In religious houses, the egg whites were used for ironing, and the Convent Confectionery could evolve thanks to the use of the egg yolk surplus, which originated countless recipes.
There’s for example ovos moles, small, seashell-shaped candies, or pão de ló de ovar, a decadent, gooey cake.
Then there’s lampreia de ovos, perhaps the most unique among the yolk-based creations.
The origin of the Egg Lamprey is mostly attributed to Santa Clara Monastery. It was typically commercialized in lovely boxes with coloured cutted-out paper.
It is made from 50 egg yolks, a it is a sweet replica of a terrifying, ancient sea monster also happens to be a Christmas treat in some regions.
According to popular legend, nuns made eggs a convent staple after discovering that egg whites kept their habits sharp and wrinkle-free during ironing. At first, honey was the main sweetener employed in Convent Cuisine, but after laying claim to Brazil in 1500, Portugal started importing sugarcane as an abundant, inexpensive ingredient. So, resourceful nuns looked at all the extra egg yolks and and sugar started to be a widespread ingredient in pastry recipes, thereby contributing to the development of the Convent Confectionery, creating rich, yellow desserts to support themselves.
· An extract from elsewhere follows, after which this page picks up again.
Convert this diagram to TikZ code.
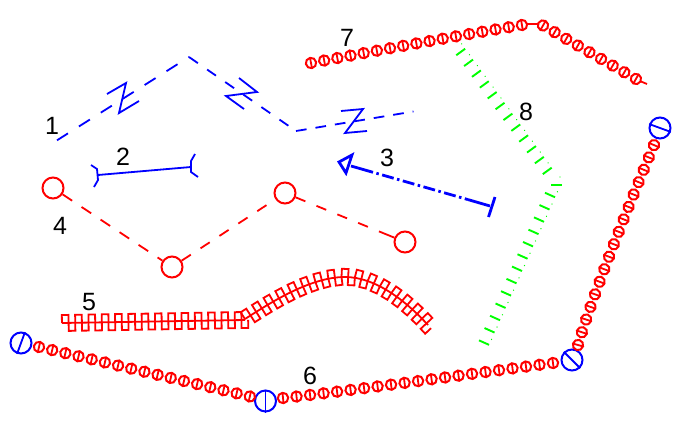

But the question is: why the lamprey, an eel-like, bloodsucking fish with several rows of spiraling, sharpened teeth? It seems that Portuguese love this ugly fish, and they make golden egg effigies of it for festive occasions.
Lampreia, (lamprey), is a very strange fish that, somehow, gained favor with emperors and kings. The Romans included it in banquets prepared for Julius Caesar, and the oldest known Portuguese cookbook, a 16th century collection of recipes attributed to Infanta D. Maria, has a single fish recipe that describes how to prepare and cook lamprey. A stew made from the fish and its blood is still popular throughout the country.
However, Lampreia de ovos requires no actual parts of the lamprey. All you need to make one is sugar syrup, almonds, and eggs. First, build your lamprey’s winding body from a paste of sweetened yolks and grated almonds, then dress it in sheets of yolks and syrup (“capes”) and strands of beaten egg and sugar. Once you’ve assembled the lamprey’s basic shape, you can brown it in a hot oven or use a red-hot iron to recreate its signature spots.
Finally, don’t forget to “animate” your creation with a set of candied cherry eyes and a couple of peeled almond teeth. Top it off with sugary egg threads, then glaze and decorate with candy. This is really delicious and not so gruesome, after all!